IF l$=bad_header$ THEN
' WE HAVE A WINNER!!!
RENAME f$ TO quarantine$+f$
INC ct,cct
DEC x : 'keep checking the same index until its not a match
PRINT ct;chr$(13);
EXIT DO
END IF
LOOP
CLOSE #2
INC x
LOOP
LOOP WHILE cct
PRINT
PRINT ct;"of";x
The operation of this program may seem a bit cryptic due to its optimization. Basically it operates like this:
- The outer most loop runs until there are no more matches (cct=0).
- The second loop walks down the directory looking for matches.
- The third loop opens the email file and checks the headers for one that matches.
- If the header isn't found and we hit the end of the headers (denoted by an empty line, RFC822) we break out of the loop, close the file and move on to the next.
- If the header is found then use
RENAME
to move the file to the quarantine, close the file and recheck the current nth file.
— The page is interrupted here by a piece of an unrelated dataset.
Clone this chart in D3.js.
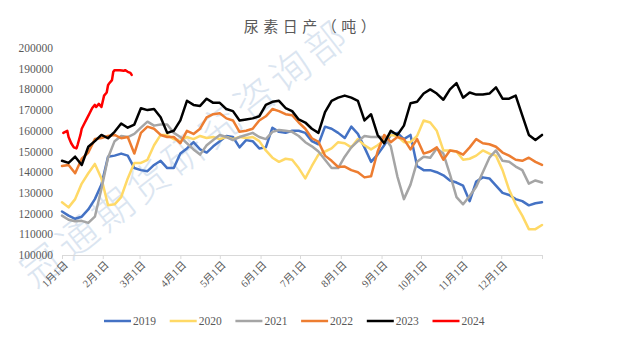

This is accomplished with theDEC x
that runs prior to theINC x
.
The driving factors for this design:
- As I mentioned above
find$()
does not cache or load directory entries ahead of time. Sofind$("*", 100000)
has to read 100,000 or more entries from the directory, if there are that many. So as much work as we can do keeping that second number low the faster our code runs, especially if the disk is flailing. - When moving the files out of the directory they naturally disappear. Lets say
find$("*",2)
found a file we need to get rid of. Then re-runningfind$("*",2)
will provide the next possible target. Staying in the low numbers is faster. - Because of the files being removed in #2 a straight pass through directory (x goes from 2 to however many) some files will get skipped. So we use the outermost loop to check again until no more are found.
In this situation I knew the super-vast-majority of the files needed to go. In the end only about seventy out of nearly 200,000 remained. If I knew a large portion of them would remain I'd have written the targets to a list to be processed in a second step. This would prevent skipping files and limit the passes over the directory to one. Because there were so few keepers as I suspected this was a really fast pain reliever.
NOTE: I can hear "you could grep". Three main issues with that: the first is the "too many arguments" problem... but yeah there are ways around that. The second is that grep
is unaware of the format of emails and could match on content that is undesirable. This is especially true with forwards and replies that could contain the header in the mail body. Lastly by limiting the search to just header fields, which is all I needed, I slurped up far less megs, meaning it was less time to pain relief. You use the tool that works best for the job. This time that was psBASIC.